>> begin

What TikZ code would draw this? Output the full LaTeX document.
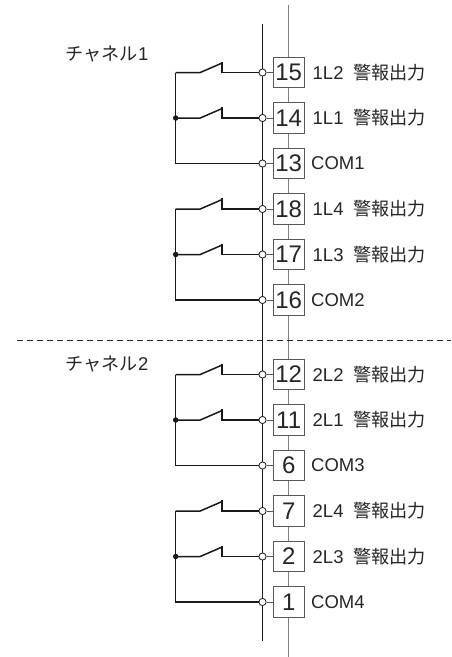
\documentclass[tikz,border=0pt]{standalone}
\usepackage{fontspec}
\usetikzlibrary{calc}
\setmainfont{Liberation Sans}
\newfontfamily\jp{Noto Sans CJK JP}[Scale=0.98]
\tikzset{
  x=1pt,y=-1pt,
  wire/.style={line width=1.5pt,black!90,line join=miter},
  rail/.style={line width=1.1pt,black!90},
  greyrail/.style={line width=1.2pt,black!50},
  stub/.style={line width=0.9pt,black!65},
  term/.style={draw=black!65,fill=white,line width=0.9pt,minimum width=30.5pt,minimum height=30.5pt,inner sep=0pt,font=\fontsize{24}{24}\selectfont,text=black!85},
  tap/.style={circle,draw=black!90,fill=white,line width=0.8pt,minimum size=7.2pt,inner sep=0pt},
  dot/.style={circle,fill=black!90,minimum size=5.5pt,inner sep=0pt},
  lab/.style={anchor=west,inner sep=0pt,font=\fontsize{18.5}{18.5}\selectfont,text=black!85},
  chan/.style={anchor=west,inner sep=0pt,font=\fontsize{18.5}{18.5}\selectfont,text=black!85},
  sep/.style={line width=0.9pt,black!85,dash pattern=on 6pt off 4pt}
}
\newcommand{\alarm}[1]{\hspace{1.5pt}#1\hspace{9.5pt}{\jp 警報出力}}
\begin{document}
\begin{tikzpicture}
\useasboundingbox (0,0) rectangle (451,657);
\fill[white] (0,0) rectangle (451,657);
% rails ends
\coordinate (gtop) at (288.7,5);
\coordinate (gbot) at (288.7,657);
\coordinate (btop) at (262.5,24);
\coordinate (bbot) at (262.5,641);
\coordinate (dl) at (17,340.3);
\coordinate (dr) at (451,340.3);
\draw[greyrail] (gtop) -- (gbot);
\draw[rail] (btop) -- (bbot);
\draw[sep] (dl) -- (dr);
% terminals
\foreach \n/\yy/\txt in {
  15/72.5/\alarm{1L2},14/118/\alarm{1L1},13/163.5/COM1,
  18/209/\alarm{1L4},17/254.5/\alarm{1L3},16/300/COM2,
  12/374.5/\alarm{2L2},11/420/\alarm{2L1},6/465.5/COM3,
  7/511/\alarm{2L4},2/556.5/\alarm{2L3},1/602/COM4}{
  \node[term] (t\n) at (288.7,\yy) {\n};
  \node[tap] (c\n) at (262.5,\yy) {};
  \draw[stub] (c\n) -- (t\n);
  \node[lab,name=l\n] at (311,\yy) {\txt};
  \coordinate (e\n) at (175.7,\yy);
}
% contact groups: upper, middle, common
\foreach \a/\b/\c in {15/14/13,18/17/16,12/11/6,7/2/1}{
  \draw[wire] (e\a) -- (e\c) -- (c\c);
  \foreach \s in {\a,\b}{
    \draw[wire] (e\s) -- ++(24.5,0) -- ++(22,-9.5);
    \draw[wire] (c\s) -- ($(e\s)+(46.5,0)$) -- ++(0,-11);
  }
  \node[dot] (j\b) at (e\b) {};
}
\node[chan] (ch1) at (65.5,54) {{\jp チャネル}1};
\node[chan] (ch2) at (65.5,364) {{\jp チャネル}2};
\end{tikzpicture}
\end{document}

>> end

■ DIRECTIONS FOR THIS TASK:
Of the lines in this listing, how many contain "draw"? Reply with the number and nothing more.

■ WORKED SOLUTION:
10